### DATA BLOCK
-*-*-

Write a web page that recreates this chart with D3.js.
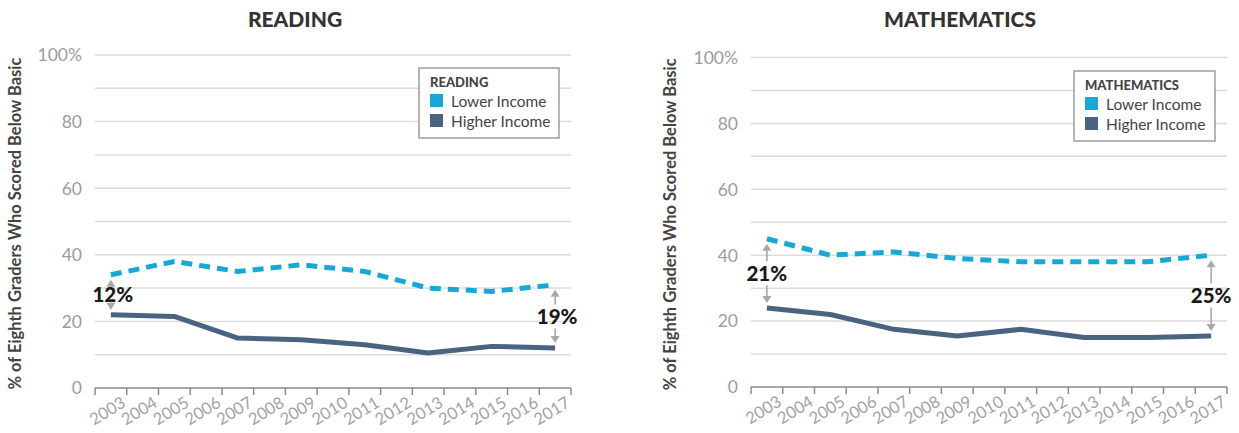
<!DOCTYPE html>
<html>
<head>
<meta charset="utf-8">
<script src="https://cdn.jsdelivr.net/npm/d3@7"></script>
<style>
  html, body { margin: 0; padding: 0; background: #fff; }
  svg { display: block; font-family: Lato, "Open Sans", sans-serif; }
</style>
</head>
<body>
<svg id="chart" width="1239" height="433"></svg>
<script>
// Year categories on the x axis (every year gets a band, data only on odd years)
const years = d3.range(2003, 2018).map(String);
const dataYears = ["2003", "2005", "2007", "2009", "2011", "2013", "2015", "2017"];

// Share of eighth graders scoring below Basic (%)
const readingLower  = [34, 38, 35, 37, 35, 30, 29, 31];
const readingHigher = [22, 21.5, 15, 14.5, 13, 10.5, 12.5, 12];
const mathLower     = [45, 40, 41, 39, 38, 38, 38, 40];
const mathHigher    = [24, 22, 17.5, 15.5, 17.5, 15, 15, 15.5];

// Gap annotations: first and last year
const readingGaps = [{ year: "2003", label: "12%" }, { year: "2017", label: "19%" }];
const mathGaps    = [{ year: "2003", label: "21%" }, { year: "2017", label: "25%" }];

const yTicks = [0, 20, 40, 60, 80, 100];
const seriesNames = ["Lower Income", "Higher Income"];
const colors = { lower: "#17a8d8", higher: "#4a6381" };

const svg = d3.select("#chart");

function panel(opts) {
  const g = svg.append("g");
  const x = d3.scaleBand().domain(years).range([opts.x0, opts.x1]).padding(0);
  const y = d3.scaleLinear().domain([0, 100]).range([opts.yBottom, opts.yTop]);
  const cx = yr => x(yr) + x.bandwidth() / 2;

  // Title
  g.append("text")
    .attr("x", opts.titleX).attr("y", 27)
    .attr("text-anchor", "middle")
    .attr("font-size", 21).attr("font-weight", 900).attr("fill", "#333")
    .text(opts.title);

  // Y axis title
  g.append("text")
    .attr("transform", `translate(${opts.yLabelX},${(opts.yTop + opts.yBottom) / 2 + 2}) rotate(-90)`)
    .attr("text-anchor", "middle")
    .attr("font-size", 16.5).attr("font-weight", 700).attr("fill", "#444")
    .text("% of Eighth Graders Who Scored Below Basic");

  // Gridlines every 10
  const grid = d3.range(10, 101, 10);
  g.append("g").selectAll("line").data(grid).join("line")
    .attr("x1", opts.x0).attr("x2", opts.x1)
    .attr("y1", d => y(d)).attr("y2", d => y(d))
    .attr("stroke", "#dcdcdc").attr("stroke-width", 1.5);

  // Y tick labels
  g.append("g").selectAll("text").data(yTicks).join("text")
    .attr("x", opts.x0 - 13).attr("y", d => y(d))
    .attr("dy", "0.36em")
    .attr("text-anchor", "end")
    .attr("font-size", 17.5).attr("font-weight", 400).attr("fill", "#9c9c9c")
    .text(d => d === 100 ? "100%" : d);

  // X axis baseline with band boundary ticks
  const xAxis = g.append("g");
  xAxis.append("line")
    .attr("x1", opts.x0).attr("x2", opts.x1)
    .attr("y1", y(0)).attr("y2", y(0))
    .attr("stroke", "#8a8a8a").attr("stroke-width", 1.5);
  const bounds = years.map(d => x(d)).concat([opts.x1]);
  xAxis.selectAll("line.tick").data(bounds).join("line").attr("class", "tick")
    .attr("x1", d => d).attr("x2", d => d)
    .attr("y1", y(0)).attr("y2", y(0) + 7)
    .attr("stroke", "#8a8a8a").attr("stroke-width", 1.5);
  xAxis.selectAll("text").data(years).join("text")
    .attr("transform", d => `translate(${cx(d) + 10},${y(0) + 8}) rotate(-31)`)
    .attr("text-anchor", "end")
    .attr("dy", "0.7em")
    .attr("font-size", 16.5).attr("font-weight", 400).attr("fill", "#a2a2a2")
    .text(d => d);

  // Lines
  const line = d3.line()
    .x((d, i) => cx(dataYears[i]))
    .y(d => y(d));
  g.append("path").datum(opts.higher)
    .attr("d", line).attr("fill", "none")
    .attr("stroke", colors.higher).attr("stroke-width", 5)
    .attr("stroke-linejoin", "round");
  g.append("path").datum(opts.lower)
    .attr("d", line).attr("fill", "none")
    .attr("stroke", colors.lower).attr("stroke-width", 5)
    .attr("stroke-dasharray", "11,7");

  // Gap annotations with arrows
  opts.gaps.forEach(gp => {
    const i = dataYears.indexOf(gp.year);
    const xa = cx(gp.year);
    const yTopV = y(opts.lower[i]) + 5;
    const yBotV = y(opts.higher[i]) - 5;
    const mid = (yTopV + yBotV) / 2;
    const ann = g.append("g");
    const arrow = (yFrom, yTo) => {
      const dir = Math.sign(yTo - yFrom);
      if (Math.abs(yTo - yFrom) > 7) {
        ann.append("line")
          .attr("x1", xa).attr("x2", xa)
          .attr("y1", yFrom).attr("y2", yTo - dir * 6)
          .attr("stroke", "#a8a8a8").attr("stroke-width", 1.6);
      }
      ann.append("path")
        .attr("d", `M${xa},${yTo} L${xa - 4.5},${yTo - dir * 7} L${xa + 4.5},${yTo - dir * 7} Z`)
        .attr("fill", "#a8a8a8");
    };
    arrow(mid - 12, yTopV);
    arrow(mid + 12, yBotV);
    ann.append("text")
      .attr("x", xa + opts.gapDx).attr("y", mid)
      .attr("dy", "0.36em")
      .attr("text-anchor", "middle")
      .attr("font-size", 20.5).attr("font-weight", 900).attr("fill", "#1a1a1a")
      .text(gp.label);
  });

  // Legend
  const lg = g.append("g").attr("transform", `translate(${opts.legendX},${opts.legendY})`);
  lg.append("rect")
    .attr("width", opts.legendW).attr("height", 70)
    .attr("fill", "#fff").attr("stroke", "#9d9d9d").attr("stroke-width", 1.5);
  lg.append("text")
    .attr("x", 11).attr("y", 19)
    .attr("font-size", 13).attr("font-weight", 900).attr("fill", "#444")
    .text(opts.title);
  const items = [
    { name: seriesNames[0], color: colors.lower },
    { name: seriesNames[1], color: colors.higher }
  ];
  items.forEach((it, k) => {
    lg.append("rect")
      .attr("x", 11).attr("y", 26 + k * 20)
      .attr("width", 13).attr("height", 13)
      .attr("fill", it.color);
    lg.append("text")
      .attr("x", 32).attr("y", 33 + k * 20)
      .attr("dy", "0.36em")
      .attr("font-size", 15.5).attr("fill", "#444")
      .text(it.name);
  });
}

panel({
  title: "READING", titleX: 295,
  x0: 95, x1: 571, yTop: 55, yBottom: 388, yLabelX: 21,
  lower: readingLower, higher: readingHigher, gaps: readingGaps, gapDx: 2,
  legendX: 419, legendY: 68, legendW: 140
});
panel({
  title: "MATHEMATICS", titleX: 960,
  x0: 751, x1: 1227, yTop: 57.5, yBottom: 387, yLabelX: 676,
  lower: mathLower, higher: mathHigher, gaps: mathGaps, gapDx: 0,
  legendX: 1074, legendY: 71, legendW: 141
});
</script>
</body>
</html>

-*-*-

### TO DO
Exclude the pictures. Write out the remaining data exactly.

### RESULT OF THIS TASK
Write a web page that recreates this chart with D3.js.
<!DOCTYPE html>
<html>
<head>
<meta charset="utf-8">
<script src="https://cdn.jsdelivr.net/npm/d3@7"></script>
<style>
  html, body { margin: 0; padding: 0; background: #fff; }
  svg { display: block; font-family: Lato, "Open Sans", sans-serif; }
</style>
</head>
<body>
<svg id="chart" width="1239" height="433"></svg>
<script>
// Year categories on the x axis (every year gets a band, data only on odd years)
const years = d3.range(2003, 2018).map(String);
const dataYears = ["2003", "2005", "2007", "2009", "2011", "2013", "2015", "2017"];

// Share of eighth graders scoring below Basic (%)
const readingLower  = [34, 38, 35, 37, 35, 30, 29, 31];
const readingHigher = [22, 21.5, 15, 14.5, 13, 10.5, 12.5, 12];
const mathLower     = [45, 40, 41, 39, 38, 38, 38, 40];
const mathHigher    = [24, 22, 17.5, 15.5, 17.5, 15, 15, 15.5];

// Gap annotations: first and last year
const readingGaps = [{ year: "2003", label: "12%" }, { year: "2017", label: "19%" }];
const mathGaps    = [{ year: "2003", label: "21%" }, { year: "2017", label: "25%" }];

const yTicks = [0, 20, 40, 60, 80, 100];
const seriesNames = ["Lower Income", "Higher Income"];
const colors = { lower: "#17a8d8", higher: "#4a6381" };

const svg = d3.select("#chart");

function panel(opts) {
  const g = svg.append("g");
  const x = d3.scaleBand().domain(years).range([opts.x0, opts.x1]).padding(0);
  const y = d3.scaleLinear().domain([0, 100]).range([opts.yBottom, opts.yTop]);
  const cx = yr => x(yr) + x.bandwidth() / 2;

  // Title
  g.append("text")
    .attr("x", opts.titleX).attr("y", 27)
    .attr("text-anchor", "middle")
    .attr("font-size", 21).attr("font-weight", 900).attr("fill", "#333")
    .text(opts.title);

  // Y axis title
  g.append("text")
    .attr("transform", `translate(${opts.yLabelX},${(opts.yTop + opts.yBottom) / 2 + 2}) rotate(-90)`)
    .attr("text-anchor", "middle")
    .attr("font-size", 16.5).attr("font-weight", 700).attr("fill", "#444")
    .text("% of Eighth Graders Who Scored Below Basic");

  // Gridlines every 10
  const grid = d3.range(10, 101, 10);
  g.append("g").selectAll("line").data(grid).join("line")
    .attr("x1", opts.x0).attr("x2", opts.x1)
    .attr("y1", d => y(d)).attr("y2", d => y(d))
    .attr("stroke", "#dcdcdc").attr("stroke-width", 1.5);

  // Y tick labels
  g.append("g").selectAll("text").data(yTicks).join("text")
    .attr("x", opts.x0 - 13).attr("y", d => y(d))
    .attr("dy", "0.36em")
    .attr("text-anchor", "end")
    .attr("font-size", 17.5).attr("font-weight", 400).attr("fill", "#9c9c9c")
    .text(d => d === 100 ? "100%" : d);

  // X axis baseline with band boundary ticks
  const xAxis = g.append("g");
  xAxis.append("line")
    .attr("x1", opts.x0).attr("x2", opts.x1)
    .attr("y1", y(0)).attr("y2", y(0))
    .attr("stroke", "#8a8a8a").attr("stroke-width", 1.5);
  const bounds = years.map(d => x(d)).concat([opts.x1]);
  xAxis.selectAll("line.tick").data(bounds).join("line").attr("class", "tick")
    .attr("x1", d => d).attr("x2", d => d)
    .attr("y1", y(0)).attr("y2", y(0) + 7)
    .attr("stroke", "#8a8a8a").attr("stroke-width", 1.5);
  xAxis.selectAll("text").data(years).join("text")
    .attr("transform", d => `translate(${cx(d) + 10},${y(0) + 8}) rotate(-31)`)
    .attr("text-anchor", "end")
    .attr("dy", "0.7em")
    .attr("font-size", 16.5).attr("font-weight", 400).attr("fill", "#a2a2a2")
    .text(d => d);

  // Lines
  const line = d3.line()
    .x((d, i) => cx(dataYears[i]))
    .y(d => y(d));
  g.append("path").datum(opts.higher)
    .attr("d", line).attr("fill", "none")
    .attr("stroke", colors.higher).attr("stroke-width", 5)
    .attr("stroke-linejoin", "round");
  g.append("path").datum(opts.lower)
    .attr("d", line).attr("fill", "none")
    .attr("stroke", colors.lower).attr("stroke-width", 5)
    .attr("stroke-dasharray", "11,7");

  // Gap annotations with arrows
  opts.gaps.forEach(gp => {
    const i = dataYears.indexOf(gp.year);
    const xa = cx(gp.year);
    const yTopV = y(opts.lower[i]) + 5;
    const yBotV = y(opts.higher[i]) - 5;
    const mid = (yTopV + yBotV) / 2;
    const ann = g.append("g");
    const arrow = (yFrom, yTo) => {
      const dir = Math.sign(yTo - yFrom);
      if (Math.abs(yTo - yFrom) > 7) {
        ann.append("line")
          .attr("x1", xa).attr("x2", xa)
          .attr("y1", yFrom).attr("y2", yTo - dir * 6)
          .attr("stroke", "#a8a8a8").attr("stroke-width", 1.6);
      }
      ann.append("path")
        .attr("d", `M${xa},${yTo} L${xa - 4.5},${yTo - dir * 7} L${xa + 4.5},${yTo - dir * 7} Z`)
        .attr("fill", "#a8a8a8");
    };
    arrow(mid - 12, yTopV);
    arrow(mid + 12, yBotV);
    ann.append("text")
      .attr("x", xa + opts.gapDx).attr("y", mid)
      .attr("dy", "0.36em")
      .attr("text-anchor", "middle")
      .attr("font-size", 20.5).attr("font-weight", 900).attr("fill", "#1a1a1a")
      .text(gp.label);
  });

  // Legend
  const lg = g.append("g").attr("transform", `translate(${opts.legendX},${opts.legendY})`);
  lg.append("rect")
    .attr("width", opts.legendW).attr("height", 70)
    .attr("fill", "#fff").attr("stroke", "#9d9d9d").attr("stroke-width", 1.5);
  lg.append("text")
    .attr("x", 11).attr("y", 19)
    .attr("font-size", 13).attr("font-weight", 900).attr("fill", "#444")
    .text(opts.title);
  const items = [
    { name: seriesNames[0], color: colors.lower },
    { name: seriesNames[1], color: colors.higher }
  ];
  items.forEach((it, k) => {
    lg.append("rect")
      .attr("x", 11).attr("y", 26 + k * 20)
      .attr("width", 13).attr("height", 13)
      .attr("fill", it.color);
    lg.append("text")
      .attr("x", 32).attr("y", 33 + k * 20)
      .attr("dy", "0.36em")
      .attr("font-size", 15.5).attr("fill", "#444")
      .text(it.name);
  });
}

panel({
  title: "READING", titleX: 295,
  x0: 95, x1: 571, yTop: 55, yBottom: 388, yLabelX: 21,
  lower: readingLower, higher: readingHigher, gaps: readingGaps, gapDx: 2,
  legendX: 419, legendY: 68, legendW: 140
});
panel({
  title: "MATHEMATICS", titleX: 960,
  x0: 751, x1: 1227, yTop: 57.5, yBottom: 387, yLabelX: 676,
  lower: mathLower, higher: mathHigher, gaps: mathGaps, gapDx: 0,
  legendX: 1074, legendY: 71, legendW: 141
});
</script>
</body>
</html>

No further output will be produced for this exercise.